======== RECORDS FOR THE EXERCISE
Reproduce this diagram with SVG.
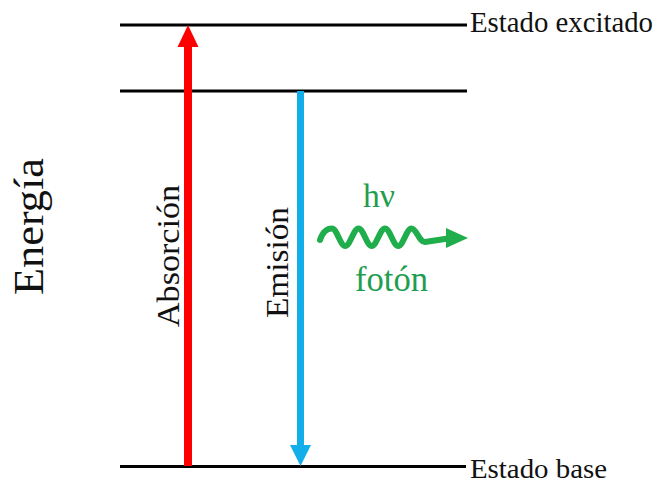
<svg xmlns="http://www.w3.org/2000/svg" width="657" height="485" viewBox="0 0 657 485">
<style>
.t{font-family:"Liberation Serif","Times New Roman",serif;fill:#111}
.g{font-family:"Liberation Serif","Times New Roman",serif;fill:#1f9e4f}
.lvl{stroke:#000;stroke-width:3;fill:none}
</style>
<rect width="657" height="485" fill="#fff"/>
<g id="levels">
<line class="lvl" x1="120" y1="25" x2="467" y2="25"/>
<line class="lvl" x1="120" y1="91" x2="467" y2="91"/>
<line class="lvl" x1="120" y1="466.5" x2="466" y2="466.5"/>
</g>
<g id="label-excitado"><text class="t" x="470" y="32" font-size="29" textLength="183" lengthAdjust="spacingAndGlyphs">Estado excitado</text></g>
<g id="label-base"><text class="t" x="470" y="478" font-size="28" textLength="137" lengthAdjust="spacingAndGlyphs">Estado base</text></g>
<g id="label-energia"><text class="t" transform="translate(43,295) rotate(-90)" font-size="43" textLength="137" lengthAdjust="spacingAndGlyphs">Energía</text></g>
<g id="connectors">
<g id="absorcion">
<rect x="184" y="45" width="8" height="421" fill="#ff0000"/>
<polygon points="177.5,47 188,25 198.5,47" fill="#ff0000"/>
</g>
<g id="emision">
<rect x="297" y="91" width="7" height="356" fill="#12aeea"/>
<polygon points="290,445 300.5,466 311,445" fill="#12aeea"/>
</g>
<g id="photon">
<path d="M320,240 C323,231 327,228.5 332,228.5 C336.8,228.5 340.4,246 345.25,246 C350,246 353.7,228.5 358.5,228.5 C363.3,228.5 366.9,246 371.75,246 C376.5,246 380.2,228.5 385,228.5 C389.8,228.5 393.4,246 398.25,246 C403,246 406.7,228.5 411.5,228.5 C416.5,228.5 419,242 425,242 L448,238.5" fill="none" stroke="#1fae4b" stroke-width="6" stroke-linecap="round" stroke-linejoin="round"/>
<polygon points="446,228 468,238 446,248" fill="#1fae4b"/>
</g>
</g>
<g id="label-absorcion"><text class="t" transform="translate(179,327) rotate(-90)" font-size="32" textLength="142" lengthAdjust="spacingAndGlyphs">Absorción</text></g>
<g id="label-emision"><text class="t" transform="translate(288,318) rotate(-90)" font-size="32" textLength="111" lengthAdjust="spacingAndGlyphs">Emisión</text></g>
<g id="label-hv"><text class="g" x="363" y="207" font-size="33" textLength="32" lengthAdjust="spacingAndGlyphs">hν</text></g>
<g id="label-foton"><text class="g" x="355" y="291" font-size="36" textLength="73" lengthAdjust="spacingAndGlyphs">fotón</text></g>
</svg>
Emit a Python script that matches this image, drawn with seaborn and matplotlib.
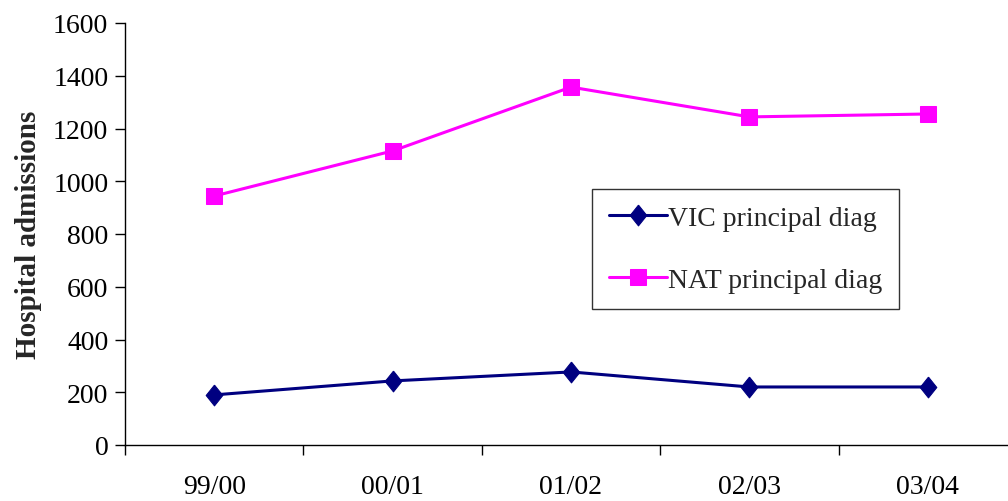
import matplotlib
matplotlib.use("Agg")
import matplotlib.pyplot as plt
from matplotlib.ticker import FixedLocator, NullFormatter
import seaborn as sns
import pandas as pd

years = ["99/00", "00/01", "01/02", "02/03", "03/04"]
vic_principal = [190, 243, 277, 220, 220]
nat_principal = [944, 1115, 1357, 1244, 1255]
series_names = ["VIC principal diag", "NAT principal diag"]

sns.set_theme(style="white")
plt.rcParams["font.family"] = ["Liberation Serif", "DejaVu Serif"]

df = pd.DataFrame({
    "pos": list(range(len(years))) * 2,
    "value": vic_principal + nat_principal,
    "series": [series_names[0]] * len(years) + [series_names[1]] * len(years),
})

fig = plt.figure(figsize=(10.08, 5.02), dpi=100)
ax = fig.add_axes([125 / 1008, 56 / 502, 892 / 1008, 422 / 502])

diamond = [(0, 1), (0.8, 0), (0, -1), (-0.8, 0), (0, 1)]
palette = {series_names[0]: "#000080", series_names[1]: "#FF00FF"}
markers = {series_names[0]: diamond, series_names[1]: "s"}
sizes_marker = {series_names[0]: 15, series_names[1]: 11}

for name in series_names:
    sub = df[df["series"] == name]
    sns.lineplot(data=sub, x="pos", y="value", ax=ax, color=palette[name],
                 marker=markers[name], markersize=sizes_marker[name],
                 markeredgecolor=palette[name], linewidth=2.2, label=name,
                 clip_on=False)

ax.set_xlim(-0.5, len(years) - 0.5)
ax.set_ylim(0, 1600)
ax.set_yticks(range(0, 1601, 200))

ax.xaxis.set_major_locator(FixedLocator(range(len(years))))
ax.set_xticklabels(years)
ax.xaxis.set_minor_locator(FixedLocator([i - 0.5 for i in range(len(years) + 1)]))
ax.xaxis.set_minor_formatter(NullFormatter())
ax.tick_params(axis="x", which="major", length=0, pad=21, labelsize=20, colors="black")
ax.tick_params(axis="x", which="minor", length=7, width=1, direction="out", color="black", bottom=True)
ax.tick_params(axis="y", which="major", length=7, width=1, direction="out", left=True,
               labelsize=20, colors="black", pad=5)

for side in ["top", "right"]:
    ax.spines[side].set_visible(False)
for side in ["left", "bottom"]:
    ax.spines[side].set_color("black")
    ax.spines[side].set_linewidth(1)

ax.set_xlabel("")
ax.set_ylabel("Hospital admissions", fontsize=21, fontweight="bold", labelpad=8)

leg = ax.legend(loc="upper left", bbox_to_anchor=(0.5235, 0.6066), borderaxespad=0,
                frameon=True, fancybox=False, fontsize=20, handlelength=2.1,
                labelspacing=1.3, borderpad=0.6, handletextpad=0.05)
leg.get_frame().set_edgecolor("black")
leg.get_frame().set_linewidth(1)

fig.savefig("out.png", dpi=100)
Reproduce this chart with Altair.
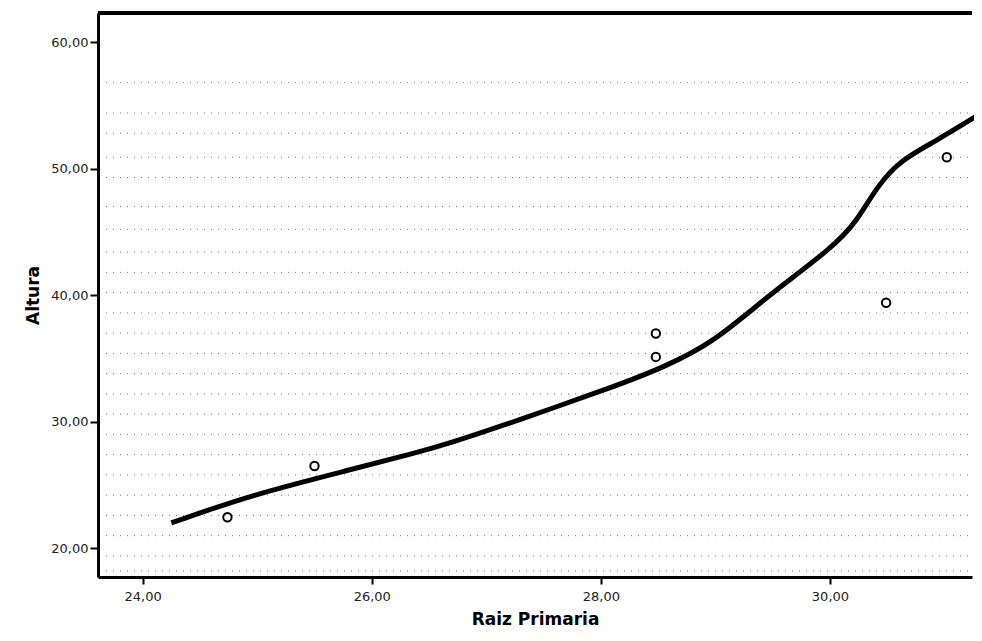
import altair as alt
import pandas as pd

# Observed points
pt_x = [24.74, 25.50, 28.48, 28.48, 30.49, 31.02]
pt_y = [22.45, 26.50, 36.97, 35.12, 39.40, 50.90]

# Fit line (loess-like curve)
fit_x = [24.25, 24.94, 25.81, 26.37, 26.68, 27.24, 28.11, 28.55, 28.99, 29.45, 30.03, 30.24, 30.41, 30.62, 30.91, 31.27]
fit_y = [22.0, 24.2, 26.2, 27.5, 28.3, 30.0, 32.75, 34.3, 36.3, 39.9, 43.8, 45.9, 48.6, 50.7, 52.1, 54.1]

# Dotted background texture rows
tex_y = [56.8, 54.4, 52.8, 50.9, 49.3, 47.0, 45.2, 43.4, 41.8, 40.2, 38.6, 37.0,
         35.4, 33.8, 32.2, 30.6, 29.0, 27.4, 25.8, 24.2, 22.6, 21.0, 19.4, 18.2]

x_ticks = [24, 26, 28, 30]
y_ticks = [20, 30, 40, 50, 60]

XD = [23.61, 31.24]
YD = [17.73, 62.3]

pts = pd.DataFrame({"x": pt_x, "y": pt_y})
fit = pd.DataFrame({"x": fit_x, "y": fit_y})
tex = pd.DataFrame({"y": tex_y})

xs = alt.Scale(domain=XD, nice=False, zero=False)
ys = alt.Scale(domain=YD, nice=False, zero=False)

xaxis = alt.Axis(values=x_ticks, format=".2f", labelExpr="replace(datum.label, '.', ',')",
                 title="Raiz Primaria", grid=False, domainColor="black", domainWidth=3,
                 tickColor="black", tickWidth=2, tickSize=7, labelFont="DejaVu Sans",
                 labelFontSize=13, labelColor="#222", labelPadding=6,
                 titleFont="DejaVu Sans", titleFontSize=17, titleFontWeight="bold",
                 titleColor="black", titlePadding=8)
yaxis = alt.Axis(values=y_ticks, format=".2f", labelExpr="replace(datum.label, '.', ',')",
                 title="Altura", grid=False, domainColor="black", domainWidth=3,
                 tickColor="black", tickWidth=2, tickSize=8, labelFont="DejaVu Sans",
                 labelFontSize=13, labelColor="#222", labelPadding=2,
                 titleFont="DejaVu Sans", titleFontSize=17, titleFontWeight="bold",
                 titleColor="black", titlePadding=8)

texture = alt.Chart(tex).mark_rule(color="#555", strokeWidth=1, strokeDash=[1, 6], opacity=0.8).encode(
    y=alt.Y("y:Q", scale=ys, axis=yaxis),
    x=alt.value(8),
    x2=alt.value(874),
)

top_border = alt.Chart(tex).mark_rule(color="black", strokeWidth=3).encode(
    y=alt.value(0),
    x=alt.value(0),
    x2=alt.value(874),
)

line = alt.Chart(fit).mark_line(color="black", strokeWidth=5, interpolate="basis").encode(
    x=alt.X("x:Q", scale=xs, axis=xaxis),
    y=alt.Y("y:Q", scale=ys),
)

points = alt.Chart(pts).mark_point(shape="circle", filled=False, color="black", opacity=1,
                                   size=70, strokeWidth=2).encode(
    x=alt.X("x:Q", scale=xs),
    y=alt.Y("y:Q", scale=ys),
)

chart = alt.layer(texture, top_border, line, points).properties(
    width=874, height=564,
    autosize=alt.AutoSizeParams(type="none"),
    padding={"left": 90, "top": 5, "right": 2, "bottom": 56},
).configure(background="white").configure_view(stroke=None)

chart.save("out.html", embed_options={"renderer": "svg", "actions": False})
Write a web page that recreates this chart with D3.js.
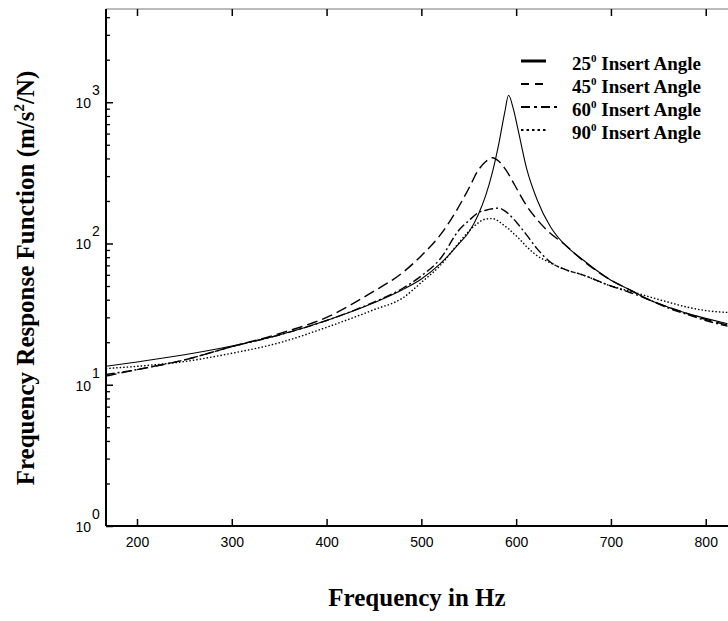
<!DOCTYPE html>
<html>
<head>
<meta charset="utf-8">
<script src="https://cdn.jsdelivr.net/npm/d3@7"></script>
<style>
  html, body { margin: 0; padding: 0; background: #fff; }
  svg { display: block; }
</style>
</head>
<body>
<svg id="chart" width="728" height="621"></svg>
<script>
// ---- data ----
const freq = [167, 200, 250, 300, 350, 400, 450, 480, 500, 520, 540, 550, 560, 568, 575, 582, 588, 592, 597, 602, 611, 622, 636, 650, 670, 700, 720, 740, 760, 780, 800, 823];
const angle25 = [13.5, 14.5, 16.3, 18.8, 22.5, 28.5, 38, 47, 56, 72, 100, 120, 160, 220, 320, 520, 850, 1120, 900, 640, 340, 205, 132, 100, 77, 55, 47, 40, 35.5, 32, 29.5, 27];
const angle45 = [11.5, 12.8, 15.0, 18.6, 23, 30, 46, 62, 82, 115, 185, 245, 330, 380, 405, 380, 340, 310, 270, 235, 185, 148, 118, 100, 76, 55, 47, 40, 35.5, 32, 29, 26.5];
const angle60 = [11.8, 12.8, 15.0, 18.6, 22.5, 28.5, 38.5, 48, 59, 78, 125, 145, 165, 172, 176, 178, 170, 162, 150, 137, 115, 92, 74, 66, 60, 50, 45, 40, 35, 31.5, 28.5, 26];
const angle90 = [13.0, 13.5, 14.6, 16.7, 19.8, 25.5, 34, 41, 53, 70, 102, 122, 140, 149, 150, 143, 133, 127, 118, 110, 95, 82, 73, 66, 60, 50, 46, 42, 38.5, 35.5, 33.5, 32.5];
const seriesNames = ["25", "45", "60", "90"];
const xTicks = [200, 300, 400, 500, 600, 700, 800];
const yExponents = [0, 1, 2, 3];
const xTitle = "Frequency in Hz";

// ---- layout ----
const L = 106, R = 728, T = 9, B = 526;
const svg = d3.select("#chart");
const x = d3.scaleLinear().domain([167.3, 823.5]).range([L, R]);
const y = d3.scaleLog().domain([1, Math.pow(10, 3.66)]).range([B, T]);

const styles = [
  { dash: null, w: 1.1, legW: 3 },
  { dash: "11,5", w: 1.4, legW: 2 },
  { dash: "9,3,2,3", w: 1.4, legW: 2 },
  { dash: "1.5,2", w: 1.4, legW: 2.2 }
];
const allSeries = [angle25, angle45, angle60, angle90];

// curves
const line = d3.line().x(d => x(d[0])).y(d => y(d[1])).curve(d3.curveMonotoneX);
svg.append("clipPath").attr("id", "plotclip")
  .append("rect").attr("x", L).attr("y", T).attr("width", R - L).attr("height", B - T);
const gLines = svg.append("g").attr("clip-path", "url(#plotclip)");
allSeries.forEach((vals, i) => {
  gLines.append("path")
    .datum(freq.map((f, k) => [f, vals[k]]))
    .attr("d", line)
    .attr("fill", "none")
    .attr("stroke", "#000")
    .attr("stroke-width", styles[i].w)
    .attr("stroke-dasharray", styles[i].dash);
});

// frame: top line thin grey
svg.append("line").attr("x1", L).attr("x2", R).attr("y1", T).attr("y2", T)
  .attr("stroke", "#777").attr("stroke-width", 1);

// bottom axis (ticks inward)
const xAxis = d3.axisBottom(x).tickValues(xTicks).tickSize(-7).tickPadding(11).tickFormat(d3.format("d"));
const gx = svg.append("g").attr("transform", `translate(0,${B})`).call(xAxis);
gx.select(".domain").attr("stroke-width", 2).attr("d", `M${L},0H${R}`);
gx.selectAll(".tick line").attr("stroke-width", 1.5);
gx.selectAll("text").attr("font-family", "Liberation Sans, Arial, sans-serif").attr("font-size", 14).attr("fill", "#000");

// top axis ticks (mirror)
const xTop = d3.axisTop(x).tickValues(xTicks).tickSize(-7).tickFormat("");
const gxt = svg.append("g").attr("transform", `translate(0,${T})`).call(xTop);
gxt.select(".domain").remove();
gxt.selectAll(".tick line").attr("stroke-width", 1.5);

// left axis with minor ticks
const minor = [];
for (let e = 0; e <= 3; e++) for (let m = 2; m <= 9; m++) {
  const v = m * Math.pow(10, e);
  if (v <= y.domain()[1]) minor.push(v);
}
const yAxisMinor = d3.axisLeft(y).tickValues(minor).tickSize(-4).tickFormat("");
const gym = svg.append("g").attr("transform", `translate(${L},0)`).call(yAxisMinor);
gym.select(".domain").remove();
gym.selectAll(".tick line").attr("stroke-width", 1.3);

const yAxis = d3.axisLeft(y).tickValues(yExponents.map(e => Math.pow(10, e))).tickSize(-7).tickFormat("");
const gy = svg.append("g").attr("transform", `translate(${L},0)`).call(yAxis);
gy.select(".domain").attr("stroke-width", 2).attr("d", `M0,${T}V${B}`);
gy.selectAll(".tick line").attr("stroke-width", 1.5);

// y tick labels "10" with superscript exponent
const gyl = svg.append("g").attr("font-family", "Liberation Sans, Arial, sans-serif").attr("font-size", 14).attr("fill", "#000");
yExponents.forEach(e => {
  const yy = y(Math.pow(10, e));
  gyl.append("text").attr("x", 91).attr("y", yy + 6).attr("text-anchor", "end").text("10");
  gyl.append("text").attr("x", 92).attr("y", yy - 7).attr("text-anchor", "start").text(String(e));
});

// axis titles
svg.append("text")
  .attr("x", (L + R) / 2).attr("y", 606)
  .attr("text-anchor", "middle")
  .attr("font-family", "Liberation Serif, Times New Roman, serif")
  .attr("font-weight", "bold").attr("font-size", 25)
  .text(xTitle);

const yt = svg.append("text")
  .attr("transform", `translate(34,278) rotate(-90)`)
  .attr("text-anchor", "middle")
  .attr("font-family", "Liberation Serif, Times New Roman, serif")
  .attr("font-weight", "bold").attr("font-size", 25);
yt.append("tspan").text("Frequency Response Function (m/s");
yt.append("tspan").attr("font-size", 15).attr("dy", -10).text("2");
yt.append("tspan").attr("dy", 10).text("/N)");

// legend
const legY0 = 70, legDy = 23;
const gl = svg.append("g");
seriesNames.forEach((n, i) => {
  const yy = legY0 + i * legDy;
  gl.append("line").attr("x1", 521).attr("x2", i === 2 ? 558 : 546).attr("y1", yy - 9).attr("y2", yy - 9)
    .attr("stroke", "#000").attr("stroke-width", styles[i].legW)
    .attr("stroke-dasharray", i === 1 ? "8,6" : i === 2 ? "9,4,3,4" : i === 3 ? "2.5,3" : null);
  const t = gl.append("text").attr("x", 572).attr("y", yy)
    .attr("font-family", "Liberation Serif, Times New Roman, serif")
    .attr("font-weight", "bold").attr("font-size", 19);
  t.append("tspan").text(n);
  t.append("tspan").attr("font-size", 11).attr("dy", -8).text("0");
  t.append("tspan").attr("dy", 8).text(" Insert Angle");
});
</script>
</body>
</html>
================
▶ WORK TO COMPLETE: Tally the lines above containing "Reproduce". Answer with the count only.

▶ RESULT OF THIS EXERCISE: 2